**To be done**
Note each line of the listing that contains the string "chart", and copy it.

**Given information**

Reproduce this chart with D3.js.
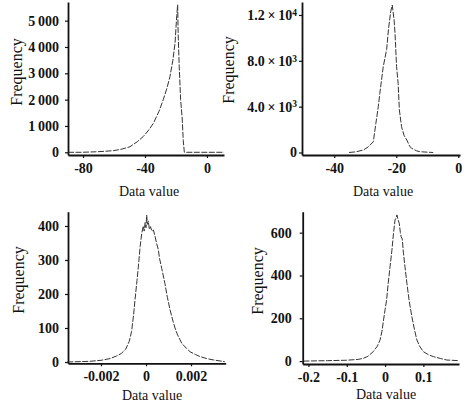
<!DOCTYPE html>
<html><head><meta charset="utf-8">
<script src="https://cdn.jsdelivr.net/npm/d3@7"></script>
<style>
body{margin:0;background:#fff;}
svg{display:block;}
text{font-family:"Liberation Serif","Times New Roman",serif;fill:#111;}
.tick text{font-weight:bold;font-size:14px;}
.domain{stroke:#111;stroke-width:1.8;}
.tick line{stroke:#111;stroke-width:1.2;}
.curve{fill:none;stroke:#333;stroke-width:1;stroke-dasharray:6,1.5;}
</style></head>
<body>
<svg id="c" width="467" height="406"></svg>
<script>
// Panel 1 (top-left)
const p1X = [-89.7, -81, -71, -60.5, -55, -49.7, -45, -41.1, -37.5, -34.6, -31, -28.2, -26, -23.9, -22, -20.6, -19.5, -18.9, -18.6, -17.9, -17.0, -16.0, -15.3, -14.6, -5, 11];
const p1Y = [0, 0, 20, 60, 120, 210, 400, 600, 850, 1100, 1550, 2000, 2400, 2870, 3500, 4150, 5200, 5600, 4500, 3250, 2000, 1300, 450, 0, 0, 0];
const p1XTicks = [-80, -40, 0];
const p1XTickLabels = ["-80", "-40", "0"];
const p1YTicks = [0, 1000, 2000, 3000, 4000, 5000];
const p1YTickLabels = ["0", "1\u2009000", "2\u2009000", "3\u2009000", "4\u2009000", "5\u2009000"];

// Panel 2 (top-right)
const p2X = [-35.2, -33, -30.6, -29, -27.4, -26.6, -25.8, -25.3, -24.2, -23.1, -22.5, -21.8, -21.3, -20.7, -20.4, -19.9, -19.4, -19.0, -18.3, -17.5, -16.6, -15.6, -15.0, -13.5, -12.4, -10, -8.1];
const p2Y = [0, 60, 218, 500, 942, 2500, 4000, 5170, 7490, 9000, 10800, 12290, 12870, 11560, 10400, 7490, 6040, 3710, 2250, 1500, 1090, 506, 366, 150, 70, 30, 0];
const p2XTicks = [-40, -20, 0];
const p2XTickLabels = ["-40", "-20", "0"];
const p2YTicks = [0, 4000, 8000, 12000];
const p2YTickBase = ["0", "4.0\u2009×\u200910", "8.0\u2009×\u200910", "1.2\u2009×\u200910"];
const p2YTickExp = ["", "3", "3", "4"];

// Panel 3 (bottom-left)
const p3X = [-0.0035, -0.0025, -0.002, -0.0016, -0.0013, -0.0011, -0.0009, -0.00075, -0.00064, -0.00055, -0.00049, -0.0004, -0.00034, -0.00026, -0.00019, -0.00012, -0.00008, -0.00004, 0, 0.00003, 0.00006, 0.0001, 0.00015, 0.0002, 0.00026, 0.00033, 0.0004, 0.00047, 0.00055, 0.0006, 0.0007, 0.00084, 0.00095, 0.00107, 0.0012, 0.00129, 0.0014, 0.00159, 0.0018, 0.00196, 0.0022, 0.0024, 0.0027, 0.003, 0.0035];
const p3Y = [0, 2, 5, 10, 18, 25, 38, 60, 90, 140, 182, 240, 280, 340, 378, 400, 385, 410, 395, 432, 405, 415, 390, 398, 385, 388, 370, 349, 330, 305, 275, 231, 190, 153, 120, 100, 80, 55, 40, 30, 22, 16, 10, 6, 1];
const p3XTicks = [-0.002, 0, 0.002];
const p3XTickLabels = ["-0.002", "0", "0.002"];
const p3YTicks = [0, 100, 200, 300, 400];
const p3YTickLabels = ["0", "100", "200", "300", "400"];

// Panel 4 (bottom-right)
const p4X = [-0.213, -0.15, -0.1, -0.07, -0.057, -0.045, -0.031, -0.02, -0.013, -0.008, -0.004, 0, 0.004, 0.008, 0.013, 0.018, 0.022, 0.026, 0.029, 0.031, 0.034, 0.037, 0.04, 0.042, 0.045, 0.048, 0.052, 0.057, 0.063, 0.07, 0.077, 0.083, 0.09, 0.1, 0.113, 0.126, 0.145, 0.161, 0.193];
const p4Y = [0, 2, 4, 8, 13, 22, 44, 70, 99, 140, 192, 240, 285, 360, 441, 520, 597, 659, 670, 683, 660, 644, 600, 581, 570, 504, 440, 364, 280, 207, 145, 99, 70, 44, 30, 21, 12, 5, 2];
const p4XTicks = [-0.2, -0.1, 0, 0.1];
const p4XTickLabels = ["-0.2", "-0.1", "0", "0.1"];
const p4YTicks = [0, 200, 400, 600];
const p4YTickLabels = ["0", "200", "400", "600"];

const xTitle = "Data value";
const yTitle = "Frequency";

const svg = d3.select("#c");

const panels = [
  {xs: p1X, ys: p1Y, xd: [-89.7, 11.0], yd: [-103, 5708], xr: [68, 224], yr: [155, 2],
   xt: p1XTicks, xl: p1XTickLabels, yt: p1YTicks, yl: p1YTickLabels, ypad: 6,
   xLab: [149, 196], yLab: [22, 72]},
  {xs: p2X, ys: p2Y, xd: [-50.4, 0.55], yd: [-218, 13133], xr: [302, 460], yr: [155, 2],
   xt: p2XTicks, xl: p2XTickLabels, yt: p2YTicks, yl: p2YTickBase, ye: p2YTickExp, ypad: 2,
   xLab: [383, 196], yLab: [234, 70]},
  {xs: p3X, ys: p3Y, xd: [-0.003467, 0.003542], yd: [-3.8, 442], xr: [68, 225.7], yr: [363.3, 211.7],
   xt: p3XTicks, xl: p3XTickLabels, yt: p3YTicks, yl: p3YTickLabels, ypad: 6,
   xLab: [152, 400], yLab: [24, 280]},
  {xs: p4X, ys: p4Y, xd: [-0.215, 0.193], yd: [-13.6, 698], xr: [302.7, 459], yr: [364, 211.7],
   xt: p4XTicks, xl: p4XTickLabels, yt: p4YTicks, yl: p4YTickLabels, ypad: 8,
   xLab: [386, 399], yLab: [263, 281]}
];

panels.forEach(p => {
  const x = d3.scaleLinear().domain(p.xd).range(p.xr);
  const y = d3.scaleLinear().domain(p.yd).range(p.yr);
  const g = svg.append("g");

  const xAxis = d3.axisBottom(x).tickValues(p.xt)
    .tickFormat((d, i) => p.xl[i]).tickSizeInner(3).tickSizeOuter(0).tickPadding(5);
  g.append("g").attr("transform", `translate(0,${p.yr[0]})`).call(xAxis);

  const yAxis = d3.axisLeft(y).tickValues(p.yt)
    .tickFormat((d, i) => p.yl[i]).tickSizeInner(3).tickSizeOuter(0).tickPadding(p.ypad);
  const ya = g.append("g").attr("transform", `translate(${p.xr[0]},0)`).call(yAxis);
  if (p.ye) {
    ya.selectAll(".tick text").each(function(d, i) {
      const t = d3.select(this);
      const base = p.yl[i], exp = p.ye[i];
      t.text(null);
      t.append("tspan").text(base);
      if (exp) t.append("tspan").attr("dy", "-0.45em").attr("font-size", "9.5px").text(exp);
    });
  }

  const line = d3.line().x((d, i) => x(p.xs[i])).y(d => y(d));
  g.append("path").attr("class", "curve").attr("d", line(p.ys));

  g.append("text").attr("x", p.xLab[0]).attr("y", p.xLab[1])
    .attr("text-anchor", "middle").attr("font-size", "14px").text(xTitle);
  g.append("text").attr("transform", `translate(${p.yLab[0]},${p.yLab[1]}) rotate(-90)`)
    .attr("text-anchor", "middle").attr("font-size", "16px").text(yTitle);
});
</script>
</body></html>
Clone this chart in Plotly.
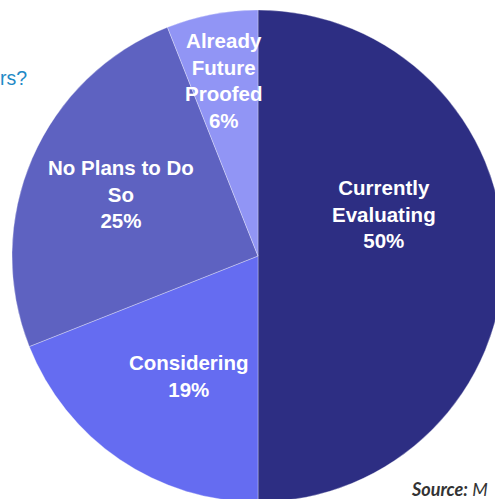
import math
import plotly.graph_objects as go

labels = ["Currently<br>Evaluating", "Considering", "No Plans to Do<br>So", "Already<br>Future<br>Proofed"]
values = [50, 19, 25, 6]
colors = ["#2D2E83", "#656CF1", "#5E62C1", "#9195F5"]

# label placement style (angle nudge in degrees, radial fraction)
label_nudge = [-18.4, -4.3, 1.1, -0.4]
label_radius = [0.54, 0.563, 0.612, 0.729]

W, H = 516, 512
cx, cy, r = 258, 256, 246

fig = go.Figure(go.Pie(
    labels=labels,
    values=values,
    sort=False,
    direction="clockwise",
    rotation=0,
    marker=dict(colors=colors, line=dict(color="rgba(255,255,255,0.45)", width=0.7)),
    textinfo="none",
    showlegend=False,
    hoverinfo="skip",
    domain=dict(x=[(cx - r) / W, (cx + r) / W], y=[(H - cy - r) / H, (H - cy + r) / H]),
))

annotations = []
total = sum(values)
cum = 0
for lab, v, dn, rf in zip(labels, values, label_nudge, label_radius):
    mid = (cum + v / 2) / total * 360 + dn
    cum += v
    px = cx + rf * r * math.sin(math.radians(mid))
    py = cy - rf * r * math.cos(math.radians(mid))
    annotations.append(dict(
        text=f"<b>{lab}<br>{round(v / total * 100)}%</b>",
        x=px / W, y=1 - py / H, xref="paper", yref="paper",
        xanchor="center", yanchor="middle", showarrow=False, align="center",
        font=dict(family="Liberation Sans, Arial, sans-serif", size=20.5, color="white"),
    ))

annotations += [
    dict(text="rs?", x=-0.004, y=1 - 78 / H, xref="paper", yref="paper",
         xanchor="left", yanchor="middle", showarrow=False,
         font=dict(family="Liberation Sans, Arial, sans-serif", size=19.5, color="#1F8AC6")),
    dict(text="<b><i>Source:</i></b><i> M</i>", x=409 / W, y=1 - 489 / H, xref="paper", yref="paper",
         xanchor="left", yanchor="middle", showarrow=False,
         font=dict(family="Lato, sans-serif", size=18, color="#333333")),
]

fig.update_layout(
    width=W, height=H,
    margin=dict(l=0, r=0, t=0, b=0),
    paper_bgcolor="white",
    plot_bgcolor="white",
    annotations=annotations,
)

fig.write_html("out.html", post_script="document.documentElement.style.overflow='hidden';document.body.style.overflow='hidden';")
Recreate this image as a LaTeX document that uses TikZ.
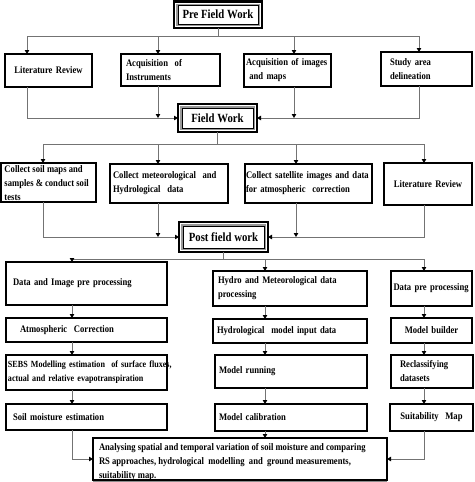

**Answer in full**
Reproduce this chart with D3.js.
Clone this chart in Plotly.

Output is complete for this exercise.